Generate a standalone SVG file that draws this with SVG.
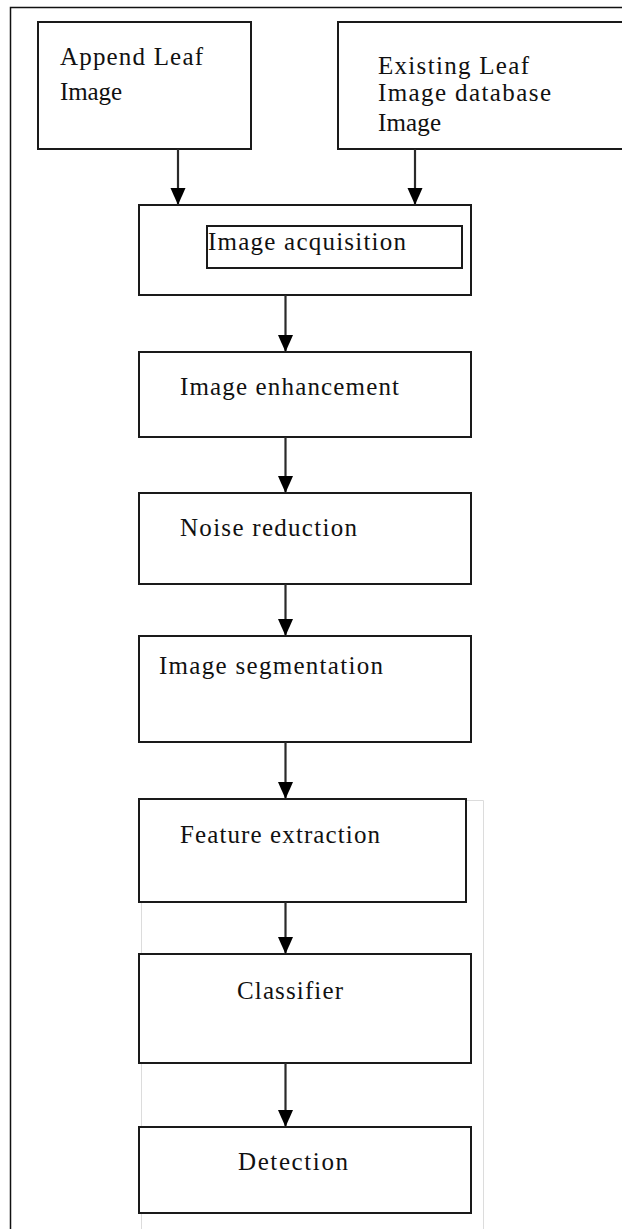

■ ■ ■ ■ ■

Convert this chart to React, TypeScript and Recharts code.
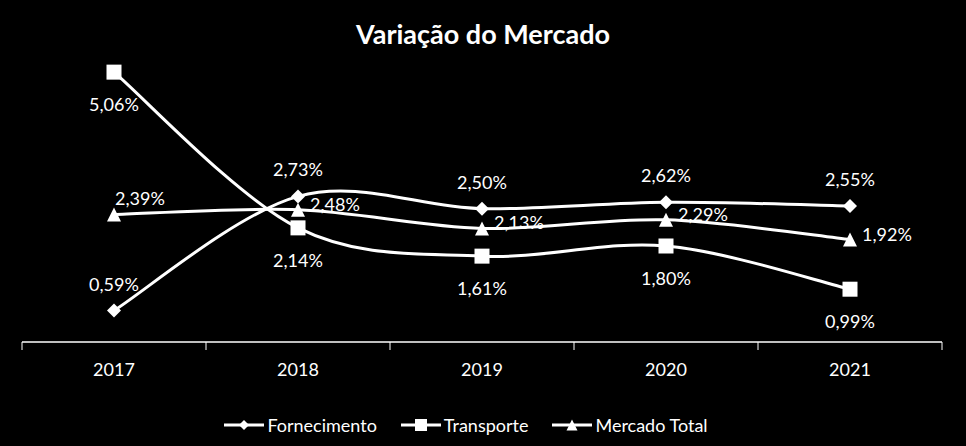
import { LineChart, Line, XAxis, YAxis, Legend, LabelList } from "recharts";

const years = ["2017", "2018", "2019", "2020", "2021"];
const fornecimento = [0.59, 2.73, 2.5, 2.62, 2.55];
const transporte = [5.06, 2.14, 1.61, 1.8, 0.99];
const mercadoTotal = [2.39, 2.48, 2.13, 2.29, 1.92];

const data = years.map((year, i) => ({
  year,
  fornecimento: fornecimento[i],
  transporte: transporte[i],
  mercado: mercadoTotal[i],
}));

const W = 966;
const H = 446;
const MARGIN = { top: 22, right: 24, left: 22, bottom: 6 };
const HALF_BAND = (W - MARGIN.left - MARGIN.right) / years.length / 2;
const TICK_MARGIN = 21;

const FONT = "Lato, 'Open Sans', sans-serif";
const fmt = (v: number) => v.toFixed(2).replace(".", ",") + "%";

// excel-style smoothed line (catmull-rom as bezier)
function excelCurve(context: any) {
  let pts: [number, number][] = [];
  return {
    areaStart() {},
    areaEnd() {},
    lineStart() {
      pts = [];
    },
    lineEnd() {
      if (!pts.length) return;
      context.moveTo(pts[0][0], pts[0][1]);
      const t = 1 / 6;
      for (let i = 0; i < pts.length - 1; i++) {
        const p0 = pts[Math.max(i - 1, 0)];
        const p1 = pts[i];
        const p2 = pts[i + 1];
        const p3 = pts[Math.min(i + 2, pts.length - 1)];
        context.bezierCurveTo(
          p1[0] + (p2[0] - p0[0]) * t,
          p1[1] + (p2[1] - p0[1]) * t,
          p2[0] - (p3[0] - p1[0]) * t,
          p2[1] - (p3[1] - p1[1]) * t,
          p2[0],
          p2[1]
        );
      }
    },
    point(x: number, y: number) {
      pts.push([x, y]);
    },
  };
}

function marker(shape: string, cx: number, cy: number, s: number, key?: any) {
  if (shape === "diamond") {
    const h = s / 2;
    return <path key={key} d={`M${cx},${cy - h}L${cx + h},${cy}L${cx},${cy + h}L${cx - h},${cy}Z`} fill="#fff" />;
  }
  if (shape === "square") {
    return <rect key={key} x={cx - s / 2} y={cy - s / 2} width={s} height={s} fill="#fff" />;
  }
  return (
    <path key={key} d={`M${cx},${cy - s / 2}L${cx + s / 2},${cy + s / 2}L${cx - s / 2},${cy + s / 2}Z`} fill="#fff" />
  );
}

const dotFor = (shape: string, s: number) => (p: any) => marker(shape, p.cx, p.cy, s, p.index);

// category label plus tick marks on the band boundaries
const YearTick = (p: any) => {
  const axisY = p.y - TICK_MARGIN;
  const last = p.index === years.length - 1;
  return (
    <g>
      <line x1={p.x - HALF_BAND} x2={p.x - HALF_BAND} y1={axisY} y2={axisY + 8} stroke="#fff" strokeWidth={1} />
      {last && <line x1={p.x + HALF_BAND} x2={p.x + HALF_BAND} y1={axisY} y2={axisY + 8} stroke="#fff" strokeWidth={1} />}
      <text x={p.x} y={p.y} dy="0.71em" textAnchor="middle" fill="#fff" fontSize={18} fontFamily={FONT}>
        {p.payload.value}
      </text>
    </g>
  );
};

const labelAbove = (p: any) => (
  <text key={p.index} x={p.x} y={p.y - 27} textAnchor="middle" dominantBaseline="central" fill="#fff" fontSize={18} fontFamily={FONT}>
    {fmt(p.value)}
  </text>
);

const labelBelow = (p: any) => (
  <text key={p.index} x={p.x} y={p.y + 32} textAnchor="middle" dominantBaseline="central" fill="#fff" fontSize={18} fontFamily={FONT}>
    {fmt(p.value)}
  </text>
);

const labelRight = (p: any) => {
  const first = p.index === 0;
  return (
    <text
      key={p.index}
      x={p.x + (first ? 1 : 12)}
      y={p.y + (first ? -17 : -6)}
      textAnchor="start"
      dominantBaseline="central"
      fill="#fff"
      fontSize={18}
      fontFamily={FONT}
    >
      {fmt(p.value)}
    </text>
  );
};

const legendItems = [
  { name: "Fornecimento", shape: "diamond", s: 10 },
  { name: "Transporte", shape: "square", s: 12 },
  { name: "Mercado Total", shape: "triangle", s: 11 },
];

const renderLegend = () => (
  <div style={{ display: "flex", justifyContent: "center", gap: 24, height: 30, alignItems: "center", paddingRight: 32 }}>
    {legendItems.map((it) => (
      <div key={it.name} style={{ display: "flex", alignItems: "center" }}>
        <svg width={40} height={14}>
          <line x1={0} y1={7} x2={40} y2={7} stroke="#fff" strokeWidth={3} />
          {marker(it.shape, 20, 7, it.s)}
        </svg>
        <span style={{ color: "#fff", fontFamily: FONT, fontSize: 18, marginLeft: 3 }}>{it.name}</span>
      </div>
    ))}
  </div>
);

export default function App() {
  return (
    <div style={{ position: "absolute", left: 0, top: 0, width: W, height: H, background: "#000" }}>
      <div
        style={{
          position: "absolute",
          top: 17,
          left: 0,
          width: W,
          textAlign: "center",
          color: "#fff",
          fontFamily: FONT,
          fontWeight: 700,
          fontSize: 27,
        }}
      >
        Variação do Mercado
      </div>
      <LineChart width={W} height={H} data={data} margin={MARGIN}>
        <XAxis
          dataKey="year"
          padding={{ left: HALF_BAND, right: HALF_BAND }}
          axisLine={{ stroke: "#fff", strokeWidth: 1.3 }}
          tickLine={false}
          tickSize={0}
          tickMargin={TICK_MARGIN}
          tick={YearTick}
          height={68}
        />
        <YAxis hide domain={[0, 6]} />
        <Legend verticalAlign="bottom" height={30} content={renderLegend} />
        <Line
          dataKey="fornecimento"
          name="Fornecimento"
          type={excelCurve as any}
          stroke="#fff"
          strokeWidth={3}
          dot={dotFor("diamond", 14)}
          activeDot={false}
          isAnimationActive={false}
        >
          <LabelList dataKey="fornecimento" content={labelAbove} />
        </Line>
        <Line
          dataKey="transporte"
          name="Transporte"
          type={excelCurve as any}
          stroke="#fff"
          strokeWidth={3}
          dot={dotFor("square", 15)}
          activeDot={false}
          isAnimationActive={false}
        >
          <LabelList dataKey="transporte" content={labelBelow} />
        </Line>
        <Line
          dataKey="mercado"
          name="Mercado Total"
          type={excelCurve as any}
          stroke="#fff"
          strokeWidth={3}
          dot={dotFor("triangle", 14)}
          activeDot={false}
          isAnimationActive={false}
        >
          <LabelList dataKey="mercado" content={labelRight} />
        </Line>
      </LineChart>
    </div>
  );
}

■ ■ ■ ■ ■

— Exercise —
Quote only the lines running from the line with "Convert this chart" to the line with "const fmt = (v: number)", ends included, exactly as they appear and without the pictures.

— Solution below —
Convert this chart to React, TypeScript and Recharts code.
import { LineChart, Line, XAxis, YAxis, Legend, LabelList } from "recharts";

const years = ["2017", "2018", "2019", "2020", "2021"];
const fornecimento = [0.59, 2.73, 2.5, 2.62, 2.55];
const transporte = [5.06, 2.14, 1.61, 1.8, 0.99];
const mercadoTotal = [2.39, 2.48, 2.13, 2.29, 1.92];

const data = years.map((year, i) => ({
  year,
  fornecimento: fornecimento[i],
  transporte: transporte[i],
  mercado: mercadoTotal[i],
}));

const W = 966;
const H = 446;
const MARGIN = { top: 22, right: 24, left: 22, bottom: 6 };
const HALF_BAND = (W - MARGIN.left - MARGIN.right) / years.length / 2;
const TICK_MARGIN = 21;

const FONT = "Lato, 'Open Sans', sans-serif";
const fmt = (v: number) => v.toFixed(2).replace(".", ",") + "%";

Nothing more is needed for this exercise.